# What needs to be done
Across the entries below, how many lines contain the word "Output"? Give the number alone.

-- start of Supplied information --

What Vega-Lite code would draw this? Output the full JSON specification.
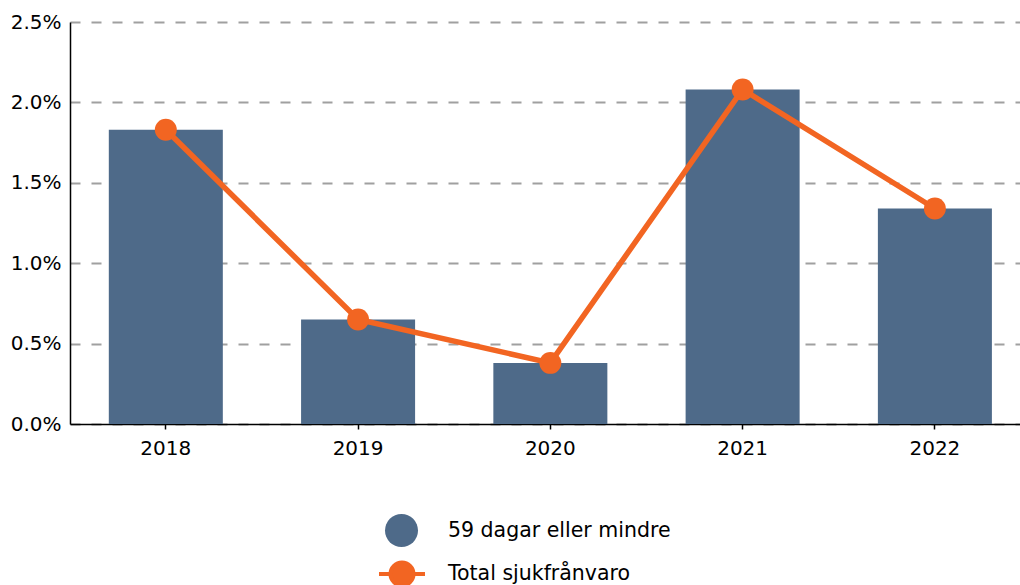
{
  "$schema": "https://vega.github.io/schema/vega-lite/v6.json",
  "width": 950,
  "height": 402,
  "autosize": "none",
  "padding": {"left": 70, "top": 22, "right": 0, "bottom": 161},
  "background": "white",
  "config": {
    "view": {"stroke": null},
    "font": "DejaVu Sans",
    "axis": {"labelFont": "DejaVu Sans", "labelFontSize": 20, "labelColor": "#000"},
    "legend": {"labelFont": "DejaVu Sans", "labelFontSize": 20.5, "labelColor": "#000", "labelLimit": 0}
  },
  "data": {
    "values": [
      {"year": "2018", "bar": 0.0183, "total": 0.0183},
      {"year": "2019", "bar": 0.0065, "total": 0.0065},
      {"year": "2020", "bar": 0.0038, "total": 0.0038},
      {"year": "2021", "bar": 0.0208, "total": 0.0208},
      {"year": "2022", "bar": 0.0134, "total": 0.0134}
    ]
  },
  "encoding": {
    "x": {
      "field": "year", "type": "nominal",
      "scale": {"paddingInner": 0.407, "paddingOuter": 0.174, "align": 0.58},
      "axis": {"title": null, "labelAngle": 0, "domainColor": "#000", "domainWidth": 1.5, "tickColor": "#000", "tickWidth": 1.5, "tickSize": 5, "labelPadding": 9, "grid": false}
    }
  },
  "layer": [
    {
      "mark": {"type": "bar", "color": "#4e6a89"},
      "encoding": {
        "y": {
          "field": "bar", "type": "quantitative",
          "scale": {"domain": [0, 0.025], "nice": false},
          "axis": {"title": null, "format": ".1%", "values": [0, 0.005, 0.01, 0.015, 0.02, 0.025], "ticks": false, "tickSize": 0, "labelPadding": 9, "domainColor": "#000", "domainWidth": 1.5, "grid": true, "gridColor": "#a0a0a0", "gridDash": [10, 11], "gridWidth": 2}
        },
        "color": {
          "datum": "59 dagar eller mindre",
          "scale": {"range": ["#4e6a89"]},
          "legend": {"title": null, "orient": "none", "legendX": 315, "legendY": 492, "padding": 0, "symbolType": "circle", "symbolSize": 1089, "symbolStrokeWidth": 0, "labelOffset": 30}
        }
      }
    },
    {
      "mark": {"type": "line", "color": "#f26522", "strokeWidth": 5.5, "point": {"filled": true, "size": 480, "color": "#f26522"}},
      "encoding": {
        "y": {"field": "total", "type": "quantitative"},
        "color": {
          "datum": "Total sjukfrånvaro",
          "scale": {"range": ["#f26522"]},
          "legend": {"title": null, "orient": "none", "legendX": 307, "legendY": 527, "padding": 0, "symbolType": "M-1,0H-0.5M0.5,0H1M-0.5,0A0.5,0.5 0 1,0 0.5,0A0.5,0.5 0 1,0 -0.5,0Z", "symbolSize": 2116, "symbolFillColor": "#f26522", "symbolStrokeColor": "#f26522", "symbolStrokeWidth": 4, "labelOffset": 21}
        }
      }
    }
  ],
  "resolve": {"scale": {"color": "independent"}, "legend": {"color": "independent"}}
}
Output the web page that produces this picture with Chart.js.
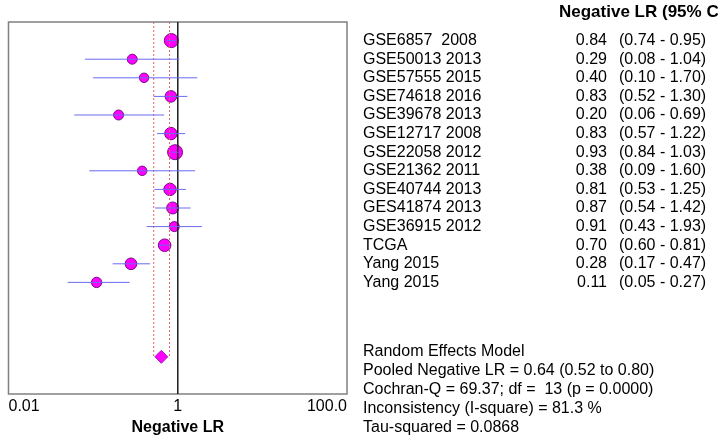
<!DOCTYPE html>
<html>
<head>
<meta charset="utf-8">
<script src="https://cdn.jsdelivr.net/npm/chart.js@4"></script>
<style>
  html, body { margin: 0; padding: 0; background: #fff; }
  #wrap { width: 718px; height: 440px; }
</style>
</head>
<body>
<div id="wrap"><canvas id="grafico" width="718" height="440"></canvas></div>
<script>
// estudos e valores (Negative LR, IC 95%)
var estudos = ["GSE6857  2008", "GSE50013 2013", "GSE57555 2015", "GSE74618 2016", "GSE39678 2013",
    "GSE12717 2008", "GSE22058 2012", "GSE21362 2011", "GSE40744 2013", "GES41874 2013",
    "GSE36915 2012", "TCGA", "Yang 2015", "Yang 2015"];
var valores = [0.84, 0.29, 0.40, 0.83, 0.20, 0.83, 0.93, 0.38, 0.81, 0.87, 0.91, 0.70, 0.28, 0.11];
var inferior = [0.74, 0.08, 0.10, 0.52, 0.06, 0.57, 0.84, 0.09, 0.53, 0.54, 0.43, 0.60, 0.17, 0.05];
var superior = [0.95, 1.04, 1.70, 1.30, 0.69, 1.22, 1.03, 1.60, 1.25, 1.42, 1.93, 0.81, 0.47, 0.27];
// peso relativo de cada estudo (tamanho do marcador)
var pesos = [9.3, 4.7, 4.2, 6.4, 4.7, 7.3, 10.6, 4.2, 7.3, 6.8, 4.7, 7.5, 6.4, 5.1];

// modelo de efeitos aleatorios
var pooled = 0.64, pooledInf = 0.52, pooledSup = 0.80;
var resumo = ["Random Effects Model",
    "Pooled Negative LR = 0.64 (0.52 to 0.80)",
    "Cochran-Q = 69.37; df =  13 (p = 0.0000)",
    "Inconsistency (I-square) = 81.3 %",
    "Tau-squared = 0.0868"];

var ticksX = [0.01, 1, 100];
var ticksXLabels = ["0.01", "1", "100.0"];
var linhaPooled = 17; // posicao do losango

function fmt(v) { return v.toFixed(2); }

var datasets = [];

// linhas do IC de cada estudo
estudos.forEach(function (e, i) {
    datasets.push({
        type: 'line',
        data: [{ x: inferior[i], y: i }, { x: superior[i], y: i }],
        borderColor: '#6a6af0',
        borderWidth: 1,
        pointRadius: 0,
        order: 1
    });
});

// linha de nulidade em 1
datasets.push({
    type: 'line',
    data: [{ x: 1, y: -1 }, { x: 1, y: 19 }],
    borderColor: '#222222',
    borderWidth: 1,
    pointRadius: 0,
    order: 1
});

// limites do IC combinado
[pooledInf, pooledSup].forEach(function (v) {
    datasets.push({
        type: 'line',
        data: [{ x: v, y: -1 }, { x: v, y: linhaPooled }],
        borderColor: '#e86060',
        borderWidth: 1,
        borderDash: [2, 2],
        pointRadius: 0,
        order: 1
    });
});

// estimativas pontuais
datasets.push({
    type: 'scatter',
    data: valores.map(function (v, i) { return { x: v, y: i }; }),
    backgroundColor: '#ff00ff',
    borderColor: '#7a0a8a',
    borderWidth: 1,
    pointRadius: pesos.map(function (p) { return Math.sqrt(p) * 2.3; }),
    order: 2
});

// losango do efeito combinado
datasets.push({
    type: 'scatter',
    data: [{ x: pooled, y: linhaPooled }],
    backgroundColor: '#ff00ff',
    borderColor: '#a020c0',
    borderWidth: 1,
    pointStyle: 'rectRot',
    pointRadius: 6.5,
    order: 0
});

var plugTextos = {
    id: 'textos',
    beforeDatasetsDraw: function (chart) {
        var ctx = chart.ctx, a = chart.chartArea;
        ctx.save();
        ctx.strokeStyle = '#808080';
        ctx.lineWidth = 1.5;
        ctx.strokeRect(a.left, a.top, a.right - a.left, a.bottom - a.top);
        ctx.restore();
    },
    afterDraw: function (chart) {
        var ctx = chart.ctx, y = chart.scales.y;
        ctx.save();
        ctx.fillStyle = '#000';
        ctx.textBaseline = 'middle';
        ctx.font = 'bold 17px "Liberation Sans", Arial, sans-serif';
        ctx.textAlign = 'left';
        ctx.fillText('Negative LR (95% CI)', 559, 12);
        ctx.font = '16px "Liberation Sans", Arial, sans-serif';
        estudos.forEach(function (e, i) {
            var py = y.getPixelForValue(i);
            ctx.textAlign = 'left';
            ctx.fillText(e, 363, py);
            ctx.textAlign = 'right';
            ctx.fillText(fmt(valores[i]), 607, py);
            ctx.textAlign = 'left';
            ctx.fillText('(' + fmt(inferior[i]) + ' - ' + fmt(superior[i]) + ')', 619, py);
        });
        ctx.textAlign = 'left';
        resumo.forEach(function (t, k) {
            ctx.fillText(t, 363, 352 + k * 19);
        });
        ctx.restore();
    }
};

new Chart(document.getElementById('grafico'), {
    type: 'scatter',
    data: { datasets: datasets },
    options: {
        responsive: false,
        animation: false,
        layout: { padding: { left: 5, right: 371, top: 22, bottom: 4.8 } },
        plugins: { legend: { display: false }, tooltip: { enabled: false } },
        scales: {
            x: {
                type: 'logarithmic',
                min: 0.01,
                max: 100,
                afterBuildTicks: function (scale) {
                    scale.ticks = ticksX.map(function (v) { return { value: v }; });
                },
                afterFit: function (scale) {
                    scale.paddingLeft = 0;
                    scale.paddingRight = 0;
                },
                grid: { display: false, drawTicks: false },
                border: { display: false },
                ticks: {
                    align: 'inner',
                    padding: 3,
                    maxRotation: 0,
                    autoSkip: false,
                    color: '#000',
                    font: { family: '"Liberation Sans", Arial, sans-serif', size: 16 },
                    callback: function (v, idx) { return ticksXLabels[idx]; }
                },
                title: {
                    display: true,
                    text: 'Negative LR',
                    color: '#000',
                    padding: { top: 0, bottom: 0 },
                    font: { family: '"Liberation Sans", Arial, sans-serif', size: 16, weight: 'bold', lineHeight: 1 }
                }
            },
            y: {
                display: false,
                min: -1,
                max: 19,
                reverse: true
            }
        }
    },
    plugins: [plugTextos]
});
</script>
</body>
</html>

-- end of Supplied information --

# Response for this exercise
2